EXERCISE DIRECTIONS
Return every line of the data below that includes the string "Python".

STORED RECORDS
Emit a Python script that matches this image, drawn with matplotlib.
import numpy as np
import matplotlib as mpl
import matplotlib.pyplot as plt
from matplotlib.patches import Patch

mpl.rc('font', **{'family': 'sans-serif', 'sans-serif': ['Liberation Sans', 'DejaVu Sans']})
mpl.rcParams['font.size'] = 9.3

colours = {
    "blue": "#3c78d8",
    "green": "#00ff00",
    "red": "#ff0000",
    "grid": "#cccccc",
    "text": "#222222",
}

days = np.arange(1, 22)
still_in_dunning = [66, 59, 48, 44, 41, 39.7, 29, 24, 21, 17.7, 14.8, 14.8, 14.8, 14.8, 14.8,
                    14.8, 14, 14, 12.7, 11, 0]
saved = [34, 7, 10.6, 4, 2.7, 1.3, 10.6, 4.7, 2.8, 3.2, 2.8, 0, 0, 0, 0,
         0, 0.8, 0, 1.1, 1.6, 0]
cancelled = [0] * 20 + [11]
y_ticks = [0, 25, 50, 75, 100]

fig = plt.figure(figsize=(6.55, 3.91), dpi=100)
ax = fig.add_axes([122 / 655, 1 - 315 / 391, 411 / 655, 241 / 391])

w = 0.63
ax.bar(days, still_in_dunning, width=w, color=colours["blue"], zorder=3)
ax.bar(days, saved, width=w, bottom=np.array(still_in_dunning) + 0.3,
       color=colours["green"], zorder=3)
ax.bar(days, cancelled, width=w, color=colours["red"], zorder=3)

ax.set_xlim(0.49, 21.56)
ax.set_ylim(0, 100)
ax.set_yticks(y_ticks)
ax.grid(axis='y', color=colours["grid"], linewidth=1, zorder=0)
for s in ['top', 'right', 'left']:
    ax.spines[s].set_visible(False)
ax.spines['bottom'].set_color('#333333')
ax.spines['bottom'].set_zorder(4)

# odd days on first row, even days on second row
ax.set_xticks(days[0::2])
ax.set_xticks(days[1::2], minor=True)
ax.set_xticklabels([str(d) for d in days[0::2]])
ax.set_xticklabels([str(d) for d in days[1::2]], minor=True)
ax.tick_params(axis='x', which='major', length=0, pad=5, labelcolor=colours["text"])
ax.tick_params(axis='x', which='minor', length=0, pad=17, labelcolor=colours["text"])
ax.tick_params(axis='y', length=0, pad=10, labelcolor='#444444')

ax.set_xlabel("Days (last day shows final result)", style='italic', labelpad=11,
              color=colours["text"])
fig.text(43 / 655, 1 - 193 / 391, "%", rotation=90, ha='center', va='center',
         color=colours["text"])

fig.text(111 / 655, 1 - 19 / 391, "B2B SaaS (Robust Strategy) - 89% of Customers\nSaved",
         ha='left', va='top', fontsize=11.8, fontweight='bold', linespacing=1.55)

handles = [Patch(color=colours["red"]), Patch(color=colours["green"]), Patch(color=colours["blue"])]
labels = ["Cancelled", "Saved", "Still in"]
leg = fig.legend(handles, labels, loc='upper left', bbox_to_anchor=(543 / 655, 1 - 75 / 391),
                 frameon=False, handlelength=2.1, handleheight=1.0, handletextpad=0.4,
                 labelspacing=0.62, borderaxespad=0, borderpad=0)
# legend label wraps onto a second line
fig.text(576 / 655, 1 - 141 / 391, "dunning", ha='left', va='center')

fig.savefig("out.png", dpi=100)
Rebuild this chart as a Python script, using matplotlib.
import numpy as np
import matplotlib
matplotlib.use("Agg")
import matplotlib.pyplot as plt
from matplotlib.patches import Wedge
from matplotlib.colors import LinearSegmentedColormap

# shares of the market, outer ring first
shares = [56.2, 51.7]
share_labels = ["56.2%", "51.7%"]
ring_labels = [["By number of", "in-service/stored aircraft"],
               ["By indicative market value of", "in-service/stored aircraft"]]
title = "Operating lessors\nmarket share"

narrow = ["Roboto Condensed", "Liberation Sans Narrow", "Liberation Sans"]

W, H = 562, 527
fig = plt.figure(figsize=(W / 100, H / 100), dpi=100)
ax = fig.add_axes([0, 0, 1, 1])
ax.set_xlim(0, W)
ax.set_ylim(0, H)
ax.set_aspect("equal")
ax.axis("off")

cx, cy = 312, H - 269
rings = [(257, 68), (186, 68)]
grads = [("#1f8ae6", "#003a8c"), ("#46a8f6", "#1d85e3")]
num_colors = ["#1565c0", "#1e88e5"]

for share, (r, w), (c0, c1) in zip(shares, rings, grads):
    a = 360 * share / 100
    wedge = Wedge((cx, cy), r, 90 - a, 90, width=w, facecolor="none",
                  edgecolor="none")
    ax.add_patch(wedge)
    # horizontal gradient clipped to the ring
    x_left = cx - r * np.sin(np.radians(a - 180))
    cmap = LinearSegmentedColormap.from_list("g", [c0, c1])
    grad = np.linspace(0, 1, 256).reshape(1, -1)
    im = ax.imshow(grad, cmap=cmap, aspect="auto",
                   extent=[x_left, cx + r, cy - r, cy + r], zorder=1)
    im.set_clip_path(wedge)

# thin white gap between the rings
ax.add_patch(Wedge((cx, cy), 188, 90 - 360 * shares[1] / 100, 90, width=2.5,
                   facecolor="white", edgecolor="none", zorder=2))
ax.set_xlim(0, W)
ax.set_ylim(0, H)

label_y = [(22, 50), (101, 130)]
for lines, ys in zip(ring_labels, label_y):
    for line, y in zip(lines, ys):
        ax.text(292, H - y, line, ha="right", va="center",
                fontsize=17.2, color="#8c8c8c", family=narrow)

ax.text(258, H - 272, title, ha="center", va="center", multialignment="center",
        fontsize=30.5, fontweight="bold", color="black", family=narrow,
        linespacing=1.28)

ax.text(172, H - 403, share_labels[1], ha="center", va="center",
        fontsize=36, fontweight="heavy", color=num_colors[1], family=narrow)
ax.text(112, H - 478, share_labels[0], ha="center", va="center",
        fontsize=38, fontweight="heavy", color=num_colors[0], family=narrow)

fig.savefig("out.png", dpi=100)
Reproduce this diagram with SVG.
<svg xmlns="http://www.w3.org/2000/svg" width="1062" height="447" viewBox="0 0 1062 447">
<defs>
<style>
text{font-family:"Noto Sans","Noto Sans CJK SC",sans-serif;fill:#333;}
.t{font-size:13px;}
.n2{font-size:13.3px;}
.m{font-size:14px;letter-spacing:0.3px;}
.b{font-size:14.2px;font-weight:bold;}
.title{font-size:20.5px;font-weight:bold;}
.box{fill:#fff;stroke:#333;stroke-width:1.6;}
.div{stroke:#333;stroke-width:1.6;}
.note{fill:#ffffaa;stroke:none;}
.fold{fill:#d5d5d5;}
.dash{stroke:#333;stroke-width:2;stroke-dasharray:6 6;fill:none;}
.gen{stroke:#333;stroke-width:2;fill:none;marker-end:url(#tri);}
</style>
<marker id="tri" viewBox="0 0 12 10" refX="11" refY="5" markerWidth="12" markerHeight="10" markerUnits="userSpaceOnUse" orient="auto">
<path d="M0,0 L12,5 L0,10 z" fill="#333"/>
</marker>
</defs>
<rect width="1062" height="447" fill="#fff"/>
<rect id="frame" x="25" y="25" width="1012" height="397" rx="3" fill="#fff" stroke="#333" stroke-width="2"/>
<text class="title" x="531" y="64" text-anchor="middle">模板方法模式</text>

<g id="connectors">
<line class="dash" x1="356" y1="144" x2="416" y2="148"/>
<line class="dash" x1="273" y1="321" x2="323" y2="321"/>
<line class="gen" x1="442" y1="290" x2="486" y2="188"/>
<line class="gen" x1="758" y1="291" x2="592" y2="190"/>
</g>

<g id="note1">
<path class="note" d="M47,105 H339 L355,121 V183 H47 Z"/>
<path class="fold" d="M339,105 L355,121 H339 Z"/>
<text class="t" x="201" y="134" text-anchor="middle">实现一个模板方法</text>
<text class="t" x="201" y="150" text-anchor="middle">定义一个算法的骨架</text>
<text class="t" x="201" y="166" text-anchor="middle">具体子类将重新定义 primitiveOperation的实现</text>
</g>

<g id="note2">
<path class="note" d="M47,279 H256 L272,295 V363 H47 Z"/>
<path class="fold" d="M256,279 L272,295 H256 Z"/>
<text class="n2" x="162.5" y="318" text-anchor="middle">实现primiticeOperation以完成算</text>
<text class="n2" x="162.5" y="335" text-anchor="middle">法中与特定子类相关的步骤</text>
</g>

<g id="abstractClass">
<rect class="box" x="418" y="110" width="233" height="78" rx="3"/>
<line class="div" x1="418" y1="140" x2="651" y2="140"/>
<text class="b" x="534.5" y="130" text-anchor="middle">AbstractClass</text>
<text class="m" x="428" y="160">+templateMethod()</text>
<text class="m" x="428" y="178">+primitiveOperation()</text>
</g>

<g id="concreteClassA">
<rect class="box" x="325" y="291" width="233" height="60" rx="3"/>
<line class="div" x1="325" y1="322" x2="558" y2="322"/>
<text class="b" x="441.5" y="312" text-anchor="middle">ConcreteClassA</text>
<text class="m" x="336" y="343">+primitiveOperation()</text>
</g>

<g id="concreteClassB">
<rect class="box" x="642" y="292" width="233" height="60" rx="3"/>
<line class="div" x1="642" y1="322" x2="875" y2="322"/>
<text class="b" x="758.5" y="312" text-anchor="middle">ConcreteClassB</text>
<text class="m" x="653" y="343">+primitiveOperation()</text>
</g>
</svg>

OUTPUT FOR THIS TASK
Emit a Python script that matches this image, drawn with matplotlib.
Rebuild this chart as a Python script, using matplotlib.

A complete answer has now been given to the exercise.